By Joe Anuta
The Queens lawmaker who has one of the most clearly contorted boundary lines in the borough wants to take redistricting power out of the hands of politicians.
When state Sen. Toby Stavisky (D-Whitestone) looks at her coverage area, she sees “a Rorschach test for troubled people.”
It is barely contiguous, which is required by the state. Between Clintonville and 148th streets in Whitestone, her district is actually just the Cross Island Parkway.
“If I walked the perimeter of my district, I would get hit by a car,” she said, standing on a crosswalk high above the thoroughfare.
Her constituents saw many things when asked to look at the lines defining her district.
Andrew Gurski, of Bay Terrace, thought it looked like a frog with “a leg problem.”
Gabby Federici thought the oddly shaped boundary resembled a dragon carrying something in its mouth.
Hassan Krayem thought it looked like an upside-down monster.
And Stavisky knows who created that monster.
The corridor-like portion of the district was drawn in 1992, before Stavisky took the seat, she said, by the state Legislative Task Force on Demographic Research and Reapportionment. The parkway serves as an umbilical cord connecting the Democratic neighborhoods of Beechhurst and Bay Terrace to the main hub of her Democratic district in Flushing.
By connecting the two neighborhoods to the 16th District, the committee took them out of the neighboring district, which was then held by former Sen.

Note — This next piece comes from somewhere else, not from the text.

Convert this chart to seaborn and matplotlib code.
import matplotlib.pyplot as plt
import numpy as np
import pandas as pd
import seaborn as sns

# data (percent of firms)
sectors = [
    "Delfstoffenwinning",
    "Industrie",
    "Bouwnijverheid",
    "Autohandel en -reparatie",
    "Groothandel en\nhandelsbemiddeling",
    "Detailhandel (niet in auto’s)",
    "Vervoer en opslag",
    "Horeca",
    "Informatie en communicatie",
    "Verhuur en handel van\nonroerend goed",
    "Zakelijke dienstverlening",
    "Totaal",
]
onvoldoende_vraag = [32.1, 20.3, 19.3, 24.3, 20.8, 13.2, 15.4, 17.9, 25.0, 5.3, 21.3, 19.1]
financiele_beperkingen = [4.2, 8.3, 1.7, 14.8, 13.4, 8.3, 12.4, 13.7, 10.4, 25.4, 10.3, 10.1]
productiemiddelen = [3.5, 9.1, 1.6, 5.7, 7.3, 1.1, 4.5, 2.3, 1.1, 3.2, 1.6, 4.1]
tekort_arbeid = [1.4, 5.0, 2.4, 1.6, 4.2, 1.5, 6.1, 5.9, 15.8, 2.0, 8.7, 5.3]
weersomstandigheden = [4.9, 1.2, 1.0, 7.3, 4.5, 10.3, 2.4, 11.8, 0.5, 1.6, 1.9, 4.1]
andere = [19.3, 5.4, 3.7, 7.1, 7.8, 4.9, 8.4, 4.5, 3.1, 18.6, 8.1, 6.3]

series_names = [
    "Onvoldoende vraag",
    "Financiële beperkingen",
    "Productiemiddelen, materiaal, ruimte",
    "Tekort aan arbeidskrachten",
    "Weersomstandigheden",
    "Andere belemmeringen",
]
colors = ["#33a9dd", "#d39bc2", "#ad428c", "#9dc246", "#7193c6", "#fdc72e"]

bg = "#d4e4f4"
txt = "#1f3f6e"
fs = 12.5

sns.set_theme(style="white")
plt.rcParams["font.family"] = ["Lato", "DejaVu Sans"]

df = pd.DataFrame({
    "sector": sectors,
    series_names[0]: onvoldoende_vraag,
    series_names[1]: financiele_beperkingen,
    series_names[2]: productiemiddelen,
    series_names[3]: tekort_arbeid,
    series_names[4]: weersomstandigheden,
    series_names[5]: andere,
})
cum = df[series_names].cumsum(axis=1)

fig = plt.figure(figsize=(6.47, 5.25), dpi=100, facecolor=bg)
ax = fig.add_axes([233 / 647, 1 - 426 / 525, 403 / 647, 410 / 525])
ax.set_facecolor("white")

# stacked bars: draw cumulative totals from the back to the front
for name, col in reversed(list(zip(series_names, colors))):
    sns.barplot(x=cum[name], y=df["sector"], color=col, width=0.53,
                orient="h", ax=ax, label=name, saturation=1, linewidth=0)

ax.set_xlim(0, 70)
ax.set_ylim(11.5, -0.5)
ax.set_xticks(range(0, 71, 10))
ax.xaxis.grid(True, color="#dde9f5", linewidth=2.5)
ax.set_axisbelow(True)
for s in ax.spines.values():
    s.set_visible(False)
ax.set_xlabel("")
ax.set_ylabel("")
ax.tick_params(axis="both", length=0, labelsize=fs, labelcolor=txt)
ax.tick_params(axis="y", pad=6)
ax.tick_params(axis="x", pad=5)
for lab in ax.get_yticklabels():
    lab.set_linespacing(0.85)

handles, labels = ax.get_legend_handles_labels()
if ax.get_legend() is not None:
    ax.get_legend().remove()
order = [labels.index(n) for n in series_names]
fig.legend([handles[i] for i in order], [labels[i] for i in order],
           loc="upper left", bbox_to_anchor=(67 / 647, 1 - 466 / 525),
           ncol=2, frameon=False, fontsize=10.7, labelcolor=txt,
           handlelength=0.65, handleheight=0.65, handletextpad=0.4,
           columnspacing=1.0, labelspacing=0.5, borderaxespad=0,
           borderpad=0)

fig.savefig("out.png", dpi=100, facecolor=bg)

Frank Padavan.
Padavan was a Republican, and since the neighborhoods in question typically vote Democratic, they would have hurt his chances for re-election, according to Stavisky, which is why they were removed. But the Democrats benefitted as well, since the addition of the neighborhoods made the 16th District a deeper hue of blue.

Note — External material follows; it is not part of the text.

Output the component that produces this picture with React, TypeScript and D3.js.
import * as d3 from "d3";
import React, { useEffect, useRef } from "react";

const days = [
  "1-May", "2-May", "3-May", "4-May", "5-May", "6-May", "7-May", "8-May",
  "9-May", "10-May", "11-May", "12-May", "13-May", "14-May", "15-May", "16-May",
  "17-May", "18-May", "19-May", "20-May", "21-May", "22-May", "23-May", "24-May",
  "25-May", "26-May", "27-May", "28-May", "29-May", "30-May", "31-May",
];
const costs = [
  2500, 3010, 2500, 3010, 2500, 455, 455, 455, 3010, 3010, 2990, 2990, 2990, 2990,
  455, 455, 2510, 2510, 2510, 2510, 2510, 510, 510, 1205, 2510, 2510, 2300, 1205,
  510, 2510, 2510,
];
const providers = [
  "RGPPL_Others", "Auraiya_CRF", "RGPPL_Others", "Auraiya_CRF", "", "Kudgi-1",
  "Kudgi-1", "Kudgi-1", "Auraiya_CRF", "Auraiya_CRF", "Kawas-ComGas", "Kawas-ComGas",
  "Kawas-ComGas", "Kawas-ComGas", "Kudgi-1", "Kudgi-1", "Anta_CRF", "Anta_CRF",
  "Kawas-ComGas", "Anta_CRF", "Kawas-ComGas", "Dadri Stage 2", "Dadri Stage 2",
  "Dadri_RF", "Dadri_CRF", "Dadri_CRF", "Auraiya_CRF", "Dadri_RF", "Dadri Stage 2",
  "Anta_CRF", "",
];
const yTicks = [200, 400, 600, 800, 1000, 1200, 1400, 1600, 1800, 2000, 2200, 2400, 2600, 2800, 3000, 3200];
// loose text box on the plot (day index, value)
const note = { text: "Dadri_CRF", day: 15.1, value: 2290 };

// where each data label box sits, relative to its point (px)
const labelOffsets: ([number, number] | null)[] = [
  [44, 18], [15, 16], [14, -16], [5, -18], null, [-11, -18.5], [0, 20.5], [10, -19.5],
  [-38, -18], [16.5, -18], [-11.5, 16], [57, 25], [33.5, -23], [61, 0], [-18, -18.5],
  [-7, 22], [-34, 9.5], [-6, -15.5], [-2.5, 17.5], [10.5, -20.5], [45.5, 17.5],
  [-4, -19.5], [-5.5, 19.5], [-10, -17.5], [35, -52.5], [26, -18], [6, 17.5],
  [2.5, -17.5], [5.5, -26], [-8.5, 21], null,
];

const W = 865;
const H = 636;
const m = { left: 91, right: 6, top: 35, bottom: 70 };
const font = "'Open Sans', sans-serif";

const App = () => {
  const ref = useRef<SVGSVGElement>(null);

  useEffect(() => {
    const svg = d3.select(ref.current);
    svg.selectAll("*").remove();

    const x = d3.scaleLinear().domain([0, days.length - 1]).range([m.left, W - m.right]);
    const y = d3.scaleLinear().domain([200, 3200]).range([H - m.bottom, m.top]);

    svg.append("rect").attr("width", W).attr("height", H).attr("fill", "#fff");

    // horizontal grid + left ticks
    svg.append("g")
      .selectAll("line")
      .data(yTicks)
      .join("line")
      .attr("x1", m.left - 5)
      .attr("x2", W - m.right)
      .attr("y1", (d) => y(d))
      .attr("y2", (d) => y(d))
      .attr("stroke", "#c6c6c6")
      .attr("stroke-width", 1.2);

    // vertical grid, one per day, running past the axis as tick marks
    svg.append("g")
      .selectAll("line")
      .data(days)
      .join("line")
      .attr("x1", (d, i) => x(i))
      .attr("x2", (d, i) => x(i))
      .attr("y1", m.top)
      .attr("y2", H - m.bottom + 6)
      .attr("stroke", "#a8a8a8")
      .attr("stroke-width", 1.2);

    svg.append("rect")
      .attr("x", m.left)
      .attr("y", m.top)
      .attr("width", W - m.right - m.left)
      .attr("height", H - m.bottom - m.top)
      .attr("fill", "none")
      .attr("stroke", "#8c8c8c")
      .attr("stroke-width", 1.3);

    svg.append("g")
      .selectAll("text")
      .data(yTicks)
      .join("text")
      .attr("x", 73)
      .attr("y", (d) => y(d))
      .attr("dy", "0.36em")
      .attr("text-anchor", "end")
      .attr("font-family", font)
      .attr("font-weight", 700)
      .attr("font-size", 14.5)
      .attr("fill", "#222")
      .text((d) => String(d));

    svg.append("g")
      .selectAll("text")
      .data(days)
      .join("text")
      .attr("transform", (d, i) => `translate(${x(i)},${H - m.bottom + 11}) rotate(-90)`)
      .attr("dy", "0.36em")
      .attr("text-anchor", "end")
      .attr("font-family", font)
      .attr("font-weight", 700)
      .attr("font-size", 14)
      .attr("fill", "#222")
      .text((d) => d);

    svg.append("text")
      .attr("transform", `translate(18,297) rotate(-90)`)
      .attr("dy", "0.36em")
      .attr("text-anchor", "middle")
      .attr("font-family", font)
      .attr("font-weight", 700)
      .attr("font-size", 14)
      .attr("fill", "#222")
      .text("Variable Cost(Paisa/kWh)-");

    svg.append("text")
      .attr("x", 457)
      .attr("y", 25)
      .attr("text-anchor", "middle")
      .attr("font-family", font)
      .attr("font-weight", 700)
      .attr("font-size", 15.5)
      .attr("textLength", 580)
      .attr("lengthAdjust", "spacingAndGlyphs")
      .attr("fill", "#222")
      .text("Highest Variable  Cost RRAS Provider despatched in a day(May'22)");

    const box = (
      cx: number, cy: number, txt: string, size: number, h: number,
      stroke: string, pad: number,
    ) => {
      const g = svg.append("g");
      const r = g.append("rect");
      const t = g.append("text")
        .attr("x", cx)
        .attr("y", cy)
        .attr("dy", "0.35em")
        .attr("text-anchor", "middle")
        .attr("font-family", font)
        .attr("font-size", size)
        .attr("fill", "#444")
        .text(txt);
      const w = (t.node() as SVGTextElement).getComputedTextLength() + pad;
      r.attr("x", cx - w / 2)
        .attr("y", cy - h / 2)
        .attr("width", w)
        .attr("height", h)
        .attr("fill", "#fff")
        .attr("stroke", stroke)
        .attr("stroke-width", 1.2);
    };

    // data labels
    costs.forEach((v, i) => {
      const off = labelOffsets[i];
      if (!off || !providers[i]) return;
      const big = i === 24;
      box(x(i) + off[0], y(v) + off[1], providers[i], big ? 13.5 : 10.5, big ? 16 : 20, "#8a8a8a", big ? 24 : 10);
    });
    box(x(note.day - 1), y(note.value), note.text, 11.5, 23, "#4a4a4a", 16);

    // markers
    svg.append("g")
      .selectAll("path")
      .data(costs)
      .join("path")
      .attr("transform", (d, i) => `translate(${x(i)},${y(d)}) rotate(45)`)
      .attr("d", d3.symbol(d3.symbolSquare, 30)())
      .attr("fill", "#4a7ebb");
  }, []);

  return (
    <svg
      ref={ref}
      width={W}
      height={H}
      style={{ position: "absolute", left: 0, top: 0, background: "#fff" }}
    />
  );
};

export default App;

“It was wrong in 1992, and it’s wrong now,” she said.
The tentacles of her x-shaped district also encompass parts of Glen Oaks, Hillcrest, Fresh Meadows, Pomonok, Kew Gardens Hills, Oakland Gardens, Maspeth, Flushing, Rego Park, Forest Hills, East Elmhurst and oddly, the power plants north of Astoria.
Stavisky is one many lawmakers calling for redistricting to be done by an independent body, since in the past lines have been shifted to keep incumbents on both sides of the aisle in office, she said.
The task force is currently made up of politicians in both houses as well as non-politicians. With the Republicans enjoying a majority in the Senate and the Democrats a majority in the state Assembly, the dominate parties draw the lines to keep themselves in power, Stavisky said.
Then, according to a longstanding, unspoken agreement, each house approves the other’s plan.
But that agreement might be missing a key party this year.
Gov. Andrew Cuomo has said repeatedly that he will veto any lines not drawn up by an independent redistricting committee.
The lawmakers on the task force balked at that suggestion, saying there is not enough time, but Stavisky disagreed.
Stavisky said districts should follow a guideline she calls “The Three C’s.”
“You’ve got to have districts that are compact, contiguous and there should be a common thread,” she said.